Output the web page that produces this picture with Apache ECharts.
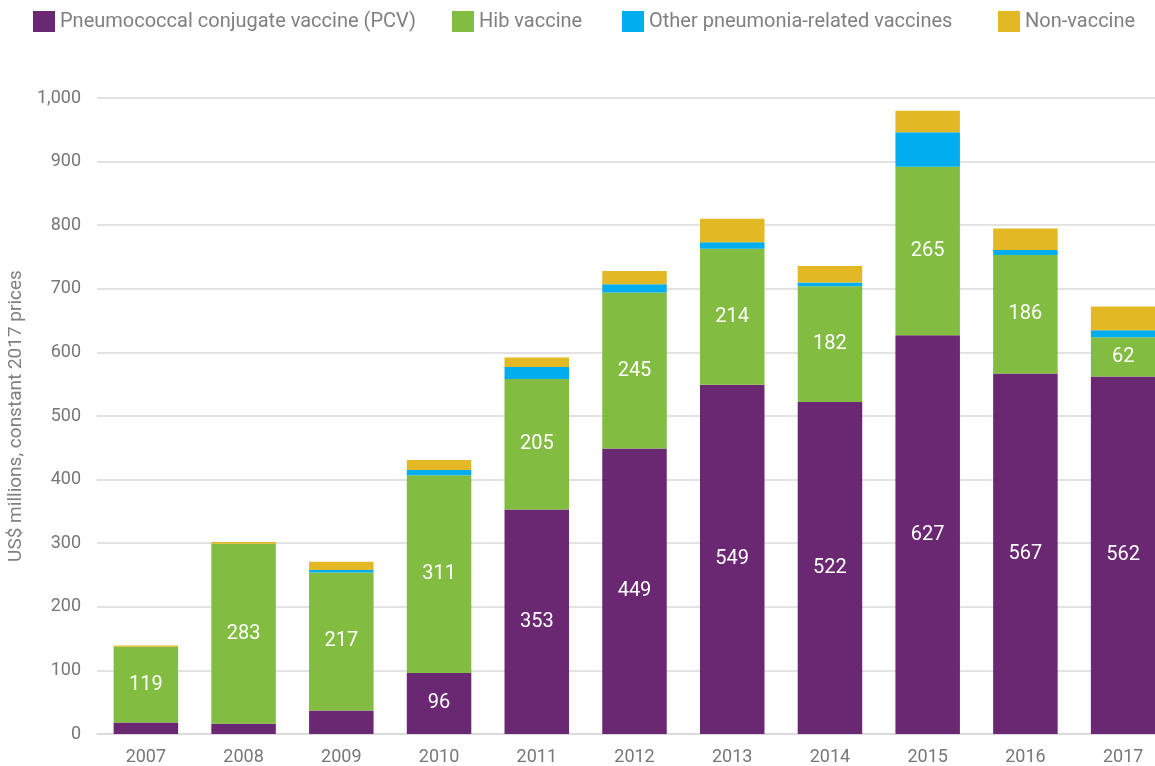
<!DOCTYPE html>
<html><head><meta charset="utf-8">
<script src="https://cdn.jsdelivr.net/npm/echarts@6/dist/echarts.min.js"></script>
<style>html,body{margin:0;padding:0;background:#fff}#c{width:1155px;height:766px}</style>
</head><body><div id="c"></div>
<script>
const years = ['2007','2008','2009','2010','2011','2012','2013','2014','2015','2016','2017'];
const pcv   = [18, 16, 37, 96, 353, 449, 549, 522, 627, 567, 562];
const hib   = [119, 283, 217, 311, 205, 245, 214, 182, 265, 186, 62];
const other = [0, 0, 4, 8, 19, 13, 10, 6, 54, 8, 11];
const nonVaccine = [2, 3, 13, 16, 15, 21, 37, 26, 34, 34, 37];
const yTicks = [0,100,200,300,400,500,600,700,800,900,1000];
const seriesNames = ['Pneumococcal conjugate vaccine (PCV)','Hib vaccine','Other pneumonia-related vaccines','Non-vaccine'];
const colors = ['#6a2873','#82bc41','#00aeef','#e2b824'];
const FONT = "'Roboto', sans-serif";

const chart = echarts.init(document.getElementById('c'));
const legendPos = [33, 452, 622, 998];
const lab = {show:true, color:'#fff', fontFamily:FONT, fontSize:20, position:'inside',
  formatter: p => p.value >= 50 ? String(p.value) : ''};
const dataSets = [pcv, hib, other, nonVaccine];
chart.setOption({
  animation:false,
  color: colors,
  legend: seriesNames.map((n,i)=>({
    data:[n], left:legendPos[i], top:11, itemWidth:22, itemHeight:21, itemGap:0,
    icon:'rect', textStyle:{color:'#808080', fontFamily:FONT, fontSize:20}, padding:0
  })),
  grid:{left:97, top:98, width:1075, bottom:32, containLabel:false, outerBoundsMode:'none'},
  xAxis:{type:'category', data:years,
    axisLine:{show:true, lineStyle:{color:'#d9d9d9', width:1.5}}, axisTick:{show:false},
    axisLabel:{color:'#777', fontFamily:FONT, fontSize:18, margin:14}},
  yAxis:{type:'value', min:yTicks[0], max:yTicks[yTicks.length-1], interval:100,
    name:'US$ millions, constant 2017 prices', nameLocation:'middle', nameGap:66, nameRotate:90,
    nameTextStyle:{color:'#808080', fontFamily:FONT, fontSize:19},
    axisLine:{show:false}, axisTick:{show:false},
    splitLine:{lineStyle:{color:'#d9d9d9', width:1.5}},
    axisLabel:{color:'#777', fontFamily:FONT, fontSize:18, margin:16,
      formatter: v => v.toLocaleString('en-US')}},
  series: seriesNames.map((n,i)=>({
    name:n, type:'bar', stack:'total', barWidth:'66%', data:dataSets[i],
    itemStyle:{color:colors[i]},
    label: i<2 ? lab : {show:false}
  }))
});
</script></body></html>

SHORT TASK = Reproduce the material above in full and without alteration, but skip all pictures.

RESPONSE FOR THIS EXERCISE =
Output the web page that produces this picture with Apache ECharts.
<!DOCTYPE html>
<html><head><meta charset="utf-8">
<script src="https://cdn.jsdelivr.net/npm/echarts@6/dist/echarts.min.js"></script>
<style>html,body{margin:0;padding:0;background:#fff}#c{width:1155px;height:766px}</style>
</head><body><div id="c"></div>
<script>
const years = ['2007','2008','2009','2010','2011','2012','2013','2014','2015','2016','2017'];
const pcv   = [18, 16, 37, 96, 353, 449, 549, 522, 627, 567, 562];
const hib   = [119, 283, 217, 311, 205, 245, 214, 182, 265, 186, 62];
const other = [0, 0, 4, 8, 19, 13, 10, 6, 54, 8, 11];
const nonVaccine = [2, 3, 13, 16, 15, 21, 37, 26, 34, 34, 37];
const yTicks = [0,100,200,300,400,500,600,700,800,900,1000];
const seriesNames = ['Pneumococcal conjugate vaccine (PCV)','Hib vaccine','Other pneumonia-related vaccines','Non-vaccine'];
const colors = ['#6a2873','#82bc41','#00aeef','#e2b824'];
const FONT = "'Roboto', sans-serif";

const chart = echarts.init(document.getElementById('c'));
const legendPos = [33, 452, 622, 998];
const lab = {show:true, color:'#fff', fontFamily:FONT, fontSize:20, position:'inside',
  formatter: p => p.value >= 50 ? String(p.value) : ''};
const dataSets = [pcv, hib, other, nonVaccine];
chart.setOption({
  animation:false,
  color: colors,
  legend: seriesNames.map((n,i)=>({
    data:[n], left:legendPos[i], top:11, itemWidth:22, itemHeight:21, itemGap:0,
    icon:'rect', textStyle:{color:'#808080', fontFamily:FONT, fontSize:20}, padding:0
  })),
  grid:{left:97, top:98, width:1075, bottom:32, containLabel:false, outerBoundsMode:'none'},
  xAxis:{type:'category', data:years,
    axisLine:{show:true, lineStyle:{color:'#d9d9d9', width:1.5}}, axisTick:{show:false},
    axisLabel:{color:'#777', fontFamily:FONT, fontSize:18, margin:14}},
  yAxis:{type:'value', min:yTicks[0], max:yTicks[yTicks.length-1], interval:100,
    name:'US$ millions, constant 2017 prices', nameLocation:'middle', nameGap:66, nameRotate:90,
    nameTextStyle:{color:'#808080', fontFamily:FONT, fontSize:19},
    axisLine:{show:false}, axisTick:{show:false},
    splitLine:{lineStyle:{color:'#d9d9d9', width:1.5}},
    axisLabel:{color:'#777', fontFamily:FONT, fontSize:18, margin:16,
      formatter: v => v.toLocaleString('en-US')}},
  series: seriesNames.map((n,i)=>({
    name:n, type:'bar', stack:'total', barWidth:'66%', data:dataSets[i],
    itemStyle:{color:colors[i]},
    label: i<2 ? lab : {show:false}
  }))
});
</script></body></html>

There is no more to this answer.